You can now buy an Aga controlled by your smartphone. But production of oil and gas-fired – and all ‘always-on’ models – stopped in January 2022 and, sadly, the Coalbrookdale foundry ceased in November 2017.
There is still a strong case for the cooker, at least once the energy market is less nonsense on stilts.
If you buy an Aga, it will be delivered to your house in bits and erected swiftly by an expert team.
All other ranges, from the Rayburn to the Esse, come as a single unit and must be collected and installed at your own expense.
Having once had to do it, I can assure you that hoisting a Rayburn from a van into your kitchen is the stuff of Homeric epic.

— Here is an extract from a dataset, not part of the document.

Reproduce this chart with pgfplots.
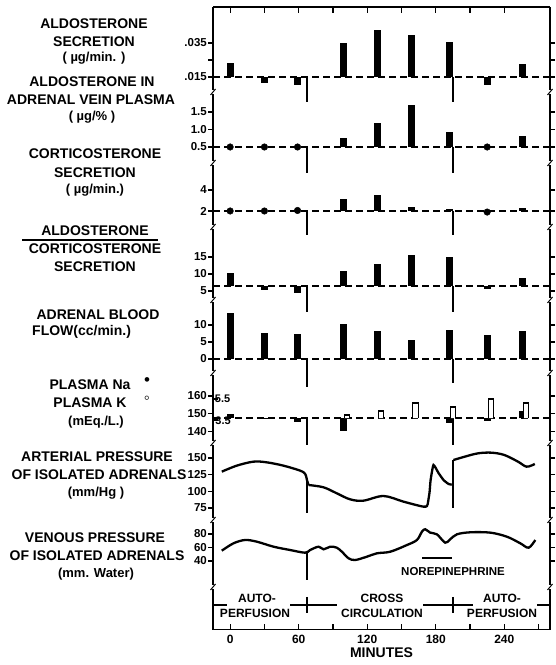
\documentclass[border=0pt]{standalone}
\usepackage{fontspec}
\setmainfont{Liberation Sans}
\usepackage{pgfplots}
\pgfplotsset{compat=1.18}
\tikzset{spine/.style={line width=1.3pt}}
\pgfplotsset{
  panel/.style={scale only axis, width=337pt, xmin=-15, xmax=280, anchor=south west,
    axis line style={draw=none}, xtick=\empty, clip=false, tick align=outside,
    scaled y ticks=false,
    major tick length=5pt, every tick/.style={black,line width=1.1pt},
    yticklabel style={font=\bfseries\fontsize{11.5}{12}\selectfont, inner sep=1pt},
    unbounded coords=jump},
  bars/.style={black, line width=7pt, line cap=butt, no markers},
  base/.style={black, line width=1.7pt, dash pattern=on 7pt off 4pt, no markers},
  divider/.style={black, line width=2pt, no markers},
  dots/.style={black, only marks, mark=*, mark size=3.3pt},
  curve/.style={black, line width=2.3pt, no markers, smooth, tension=0.55},
}
\newcommand{\spines}[2]{%
 \draw[spine, shorten <=#1, shorten >=#2] (rel axis cs:0,0) -- (rel axis cs:0,1);
 \draw[spine, shorten <=#1, shorten >=#2] (rel axis cs:1,0) -- (rel axis cs:1,1);}
\newcommand{\brk}{%
 \draw[line width=1pt] ([shift={(-2.5pt,-3pt)}]rel axis cs:0,1) -- ([shift={(2.5pt,3pt)}]rel axis cs:0,1);
 \draw[line width=1pt] ([shift={(-2.5pt,-3pt)}]rel axis cs:1,1) -- ([shift={(2.5pt,3pt)}]rel axis cs:1,1);}
\begin{document}
\begin{tikzpicture}[x=1pt,y=1pt]
\useasboundingbox (0pt,0pt) rectangle (556pt,665pt);
% left labels
\begin{scope}[every node/.style={font=\bfseries\fontsize{14}{14}\selectfont, inner sep=0pt}]
\node at (94pt,641pt) {ALDOSTERONE};
\node at (94pt,623pt) {SECRETION};
\node[font=\bfseries\fontsize{13}{13}\selectfont] at (94pt,607pt) {( µg/min. )};
\node at (92pt,583pt) {ALDOSTERONE IN};
\node at (91pt,565pt) {ADRENAL VEIN PLASMA};
\node[font=\bfseries\fontsize{13}{13}\selectfont] at (92pt,548pt) {( µg/\% )};
\node at (95pt,511pt) {CORTICOSTERONE};
\node at (95pt,492pt) {SECRETION};
\node[font=\bfseries\fontsize{13}{13}\selectfont] at (95pt,475pt) {( µg/min.)};
\node at (95pt,434pt) {ALDOSTERONE};
\node at (95pt,416pt) {CORTICOSTERONE};
\node at (95pt,398pt) {SECRETION};
\node at (98pt,350pt) {ADRENAL BLOOD};
\node[anchor=west] at (32pt,333pt) {FLOW(cc/min.)};
\node at (90pt,280pt) {PLASMA Na};
\node[font=\fontsize{17}{17}\selectfont] at (147pt,283pt) {•};
\node at (90pt,262pt) {PLASMA K};
\node[font=\bfseries\fontsize{17}{17}\selectfont] at (147pt,265pt) {◦};
\node[font=\bfseries\fontsize{13}{13}\selectfont] at (96pt,243pt) {(mEq./L.)};
\node at (97pt,208pt) {ARTERIAL PRESSURE};
\node at (99pt,190pt) {OF ISOLATED ADRENALS};
\node[font=\bfseries\fontsize{13}{13}\selectfont] at (96pt,172pt) {(mm/Hg )};
\node at (95pt,127pt) {VENOUS PRESSURE};
\node at (97pt,109pt) {OF ISOLATED ADRENALS};
\node[font=\bfseries\fontsize{13}{13}\selectfont] at (96pt,91pt) {(mm. Water)};
\end{scope}
\draw[line width=1.2pt] (22pt,425pt) -- (158pt,425pt);
\begin{scope}[every node/.style={font=\bfseries\fontsize{12}{12}\selectfont, inner sep=0pt}]
\node at (257pt,67pt) {AUTO-};
\node at (255pt,52pt) {PERFUSION};
\node at (382pt,67pt) {CROSS};
\node at (382pt,52pt) {CIRCULATION};
\node at (502pt,67pt) {AUTO-};
\node at (502pt,52pt) {PERFUSION};
\node[font=\bfseries\fontsize{11.5}{12}\selectfont] at (453pt,93pt) {NOREPINEPHRINE};
\end{scope}
% frame (bottom ticks, labels)
\begin{axis}[scale only axis, width=337pt, height=623pt, at={(213pt,35pt)}, anchor=south west,
  xmin=-15, xmax=280, ymin=0, ymax=1, axis line style={draw=none}, ytick=\empty,
  xtick={0,30,...,270}, xticklabels={\textbf{0},,\textbf{60},,\textbf{120},,\textbf{180},,\textbf{240},},
  xtick pos=left,
  tick align=inside, major tick length=6pt, every tick/.style={black,line width=1.1pt},
  xticklabel style={font=\bfseries\fontsize{12}{12}\selectfont, yshift=-2pt},
  xlabel={\textbf{MINUTES}}, xlabel style={font=\bfseries\fontsize{14}{14}\selectfont, yshift=3pt}]
\draw[spine] (rel axis cs:0,1) -- (rel axis cs:1,1);
\draw[spine] (rel axis cs:0,0) -- (rel axis cs:1,0);
\end{axis}
% top ticks
\begin{axis}[scale only axis, width=337pt, height=623pt, at={(213pt,35pt)}, anchor=south west,
  xmin=-15, xmax=280, ymin=0, ymax=1, axis line style={draw=none}, ytick=\empty,
  xtick={0,30,...,240}, xticklabels={}, xtick pos=right,
  tick align=inside, major tick length=6pt, every tick/.style={black,line width=1.1pt}]
\end{axis}
% P1 aldosterone secretion
\begin{axis}[panel, at={(213pt,573pt)}, height=85pt, ymin=0.00618, ymax=0.05618,
  ytick={0.015,0.025,0.035}, yticklabels={\textbf{.015},,\textbf{.035}}]
\spines{2pt}{0pt}
\addplot[base] coordinates {(-15,0.015) (280,0.015)};
\addplot[bars] coordinates {(0,0.015) (0,0.0232) (0,nan) (30,0.015) (30,0.0115) (30,nan)
 (59,0.015) (59,0.0105) (59,nan) (99,0.015) (99,0.035) (99,nan) (129,0.015) (129,0.0425) (129,nan)
 (159,0.015) (159,0.0397) (159,nan) (192,0.015) (192,0.0356) (192,nan) (225,0.015) (225,0.0105) (225,nan)
 (256,0.015) (256,0.0226)};
\addplot[divider] coordinates {(67.2,0.015) (67.2,0.0003) (67.2,nan) (195,0.015) (195,0.0003)};
\end{axis}
% P2 aldosterone in adrenal vein plasma
\begin{axis}[panel, at={(213pt,502pt)}, height=71pt, ymin=0.043, ymax=2.071,
  ytick={0.5,1,1.5}, yticklabels={\textbf{0.5},\textbf{1.0},\textbf{1.5}}]
\spines{2pt}{2pt}\brk
\addplot[base] coordinates {(-15,0.5) (280,0.5)};
\addplot[dots] coordinates {(0,0.5) (30,0.5) (59,0.5) (225,0.5)};
\addplot[bars] coordinates {(99,0.5) (99,0.76) (99,nan) (129,0.5) (129,1.19) (129,nan)
 (159,0.5) (159,1.7) (159,nan) (192,0.5) (192,0.93) (192,nan) (256,0.5) (256,0.81)};
\addplot[divider] coordinates {(67.2,0.5) (67.2,-0.243) (67.2,nan) (195,0.5) (195,-0.243)};
\end{axis}
% P3 corticosterone secretion
\begin{axis}[panel, at={(213pt,438pt)}, height=64pt, ymin=0.476, ymax=6.571,
  ytick={2,4}, yticklabels={\textbf{2},\textbf{4}}]
\spines{2pt}{2pt}\brk
\addplot[base] coordinates {(-15,2) (280,2)};
\addplot[dots] coordinates {(0,2) (30,2) (59,2.05) (225,1.9)};
\addplot[bars] coordinates {(99,2) (99,3.11) (99,nan) (129,2) (129,3.52) (129,nan)
 (159,2) (159,2.41) (159,nan) (192,2) (192,2.16) (192,nan) (256,2) (256,2.31)};
\addplot[divider] coordinates {(67.2,2) (67.2,-0.285) (67.2,nan) (195,2) (195,-0.285)};
\end{axis}
% P4 aldosterone / corticosterone
\begin{axis}[panel, at={(213pt,365pt)}, height=73pt, ymin=2.35, ymax=23.82,
  ytick={5,10,15}, yticklabels={\textbf{5},\textbf{10},\textbf{15}}]
\spines{2pt}{2pt}\brk
\addplot[base] coordinates {(-15,6.47) (280,6.47)};
\addplot[bars] coordinates {(0,6.47) (0,10.3) (0,nan) (30,6.47) (30,5.3) (30,nan)
 (59,6.47) (59,4.4) (59,nan) (99,6.47) (99,10.9) (99,nan) (129,6.47) (129,12.9) (129,nan)
 (159,6.47) (159,15.6) (159,nan) (192,6.47) (192,15) (192,nan) (225,6.47) (225,5.6) (225,nan)
 (256,6.47) (256,8.8)};
\addplot[divider] coordinates {(67.2,6.47) (67.2,-1.17) (67.2,nan) (195,6.47) (195,-1.17)};
\end{axis}
% P5 adrenal blood flow
\begin{axis}[panel, at={(213pt,292pt)}, height=73pt, ymin=-4.12, ymax=17.35,
  ytick={0,5,10}, yticklabels={\textbf{0},\textbf{5},\textbf{10}}]
\spines{2pt}{2pt}\brk
\addplot[base] coordinates {(-15,0) (280,0)};
\addplot[bars] coordinates {(0,0) (0,13.6) (0,nan) (30,0) (30,7.6) (30,nan)
 (59,0) (59,7.4) (59,nan) (99,0) (99,10.3) (99,nan) (129,0) (129,8.2) (129,nan)
 (159,0) (159,5.6) (159,nan) (192,0) (192,8.5) (192,nan) (225,0) (225,7.1) (225,nan)
 (256,0) (256,8.2)};
\addplot[divider] coordinates {(67.2,0) (67.2,-8.2) (67.2,nan) (195,0) (195,-7)};
\end{axis}
% P6 plasma Na
\begin{axis}[panel, at={(213pt,222pt)}, height=70pt, ymin=133.2, ymax=173.1,
  ytick={140,150,160}, yticklabels={\textbf{140},\textbf{150},\textbf{160}}]
\spines{2pt}{2pt}\brk
\addplot[base] coordinates {(-15,147.4) (280,147.4)};
\addplot[bars] coordinates {(0,147.4) (0,150) (0,nan) (30,147.4) (30,146.8) (30,nan)
 (59,147.4) (59,145) (59,nan) (99,147.4) (99,140) (99,nan)
 (192,147.4) (192,144.5) (192,nan) (225,147.4) (225,145.5) (225,nan) (256,147.4) (256,151.5)};
\addplot[divider] coordinates {(67.2,147.4) (67.2,132) (67.2,nan) (195,147.4) (195,132)};
\end{axis}
% P6 plasma K (open bars)
\begin{axis}[panel, at={(213pt,222pt)}, height=70pt, ymin=1.31, ymax=7.98,
  ytick={3.5,5.5}, yticklabels={{},{}}, tick align=inside, ytick pos=left]
\node[anchor=west, font=\bfseries\fontsize{11}{11}\selectfont, inner sep=0pt] at (axis cs:-13.5,5.5) {5.5};
\node[anchor=west, font=\bfseries\fontsize{11}{11}\selectfont, inner sep=0pt] at (axis cs:-13,3.4) {3.5};
\addplot[black, line width=1.1pt, fill=white, no markers] coordinates {
 (100,3.69) (100,3.98) (104.5,3.98) (104.5,3.69) (104.5,nan)
 (130,3.69) (130,4.36) (134.5,4.36) (134.5,3.69) (134.5,nan)
 (160,3.69) (160,5.12) (164.5,5.12) (164.5,3.69) (164.5,nan)
 (193,3.69) (193,4.74) (197.5,4.74) (197.5,3.69) (197.5,nan)
 (226,3.69) (226,5.5) (230.5,5.5) (230.5,3.69) (230.5,nan)
 (257,3.69) (257,5.12) (261.5,5.12) (261.5,3.69)};
\end{axis}
% P7 arterial pressure
\begin{axis}[panel, at={(213pt,145pt)}, height=77pt, ymin=57, ymax=172.5,
  ytick={75,100,125,150}, yticklabels={\textbf{75},\textbf{100},\textbf{125},\textbf{150}}]
\spines{2pt}{2pt}\brk
\addplot[curve] coordinates {(-7.3,129.5) (5.8,138.5) (20.4,144.5) (32,143.5) (46.7,138.5) (61.3,131) (65.7,126) (67.2,117)};
\addplot[black, line width=2.3pt] coordinates {(67.2,117) (68.6,109.5)};
\addplot[curve] coordinates {(68.6,109.5) (81.8,106) (93.4,97) (105,88) (116.7,86) (134.3,93) (151.8,84.5) (169.3,77) (172.8,79.5)};
\addplot[black, line width=2.3pt, smooth, tension=0.3] coordinates {(172.8,79.5) (174.5,97.5) (175.5,117) (178,139.5) (182.4,127.5) (186.8,117) (191.2,111) (194,110)};
\addplot[divider] coordinates {(67.2,117) (67.2,67)};
\addplot[divider] coordinates {(195,147) (195,75)};
\addplot[curve] coordinates {(195.5,147) (205.4,152) (217,157) (228.7,158) (240,154.5) (252,144.5) (259.5,137) (266.7,141)};
\end{axis}
% P8 venous pressure
\begin{axis}[panel, at={(213pt,78pt)}, height=67pt, ymin=1.56, ymax=100.7,
  ytick={40,60,80}, yticklabels={\textbf{40},\textbf{60},\textbf{80}}]
\spines{2pt}{2pt}\brk
\addplot[curve] coordinates {(-7.3,55.3) (2.9,66.2) (13.1,71.1) (23.4,68.6) (38,61.2) (52.5,56.3) (65.7,52.3)
 (70,56.3) (77.4,61.2) (81.8,57.3) (87.6,61.2) (93.4,59.7) (97.8,53.8) (103.7,44) (109.5,41.5)
 (119.7,46.4) (128.5,51.4) (140.2,53.8) (154.8,63.7) (163.5,71.1) (167.9,83.4) (170.8,87)
 (175.1,82) (181,79.5) (188.3,67.1) (192.6,72.1) (198.5,79.5) (210.2,82.5) (227.7,82)
 (242.3,76) (254,66.2) (261.3,59.7) (267.1,71.1)};
\addplot[divider] coordinates {(67.2,52.5) (67.2,11.9)};
\addplot[black, line width=1.8pt] coordinates {(168,44.5) (194,44.5)};
\end{axis}
% P9 phases
\begin{axis}[panel, at={(213pt,35pt)}, height=43pt, ymin=0, ymax=1, ytick=\empty]
\spines{0pt}{2pt}\brk
\addplot[black, line width=1.5pt, no markers] coordinates {(-15,0.58) (-2.6,0.58) (-2.6,nan)
 (52.5,0.58) (93.7,0.58) (93.7,nan) (169,0.58) (213,0.58) (213,nan) (269,0.58) (280,0.58)};
\addplot[black, line width=1.5pt, no markers] coordinates {(67.2,0.77) (67.2,0.39) (67.2,nan) (195,0.77) (195,0.39)};
\end{axis}
\end{tikzpicture}
\end{document}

But you will no longer need an electric kettle, a tumble-drier, a toaster or a sandwich toaster. Depending on the design of your house, you may be able to dispense with the central heating for months on end.
There are generous warranty terms and the cooker should last for the rest of your days: in 2009, as part of a company competition, a 1932 Aga, in Sussex, was found still in happy use.
And you will enjoy a certain way of life: a kitchen to which everyone instinctively gravitates, a table boasting fragrant roasts and unctuous casseroles, and the merry toot of a whistling kettle.
I look forward to resuming it. For now, alas, my Aga Khan’t.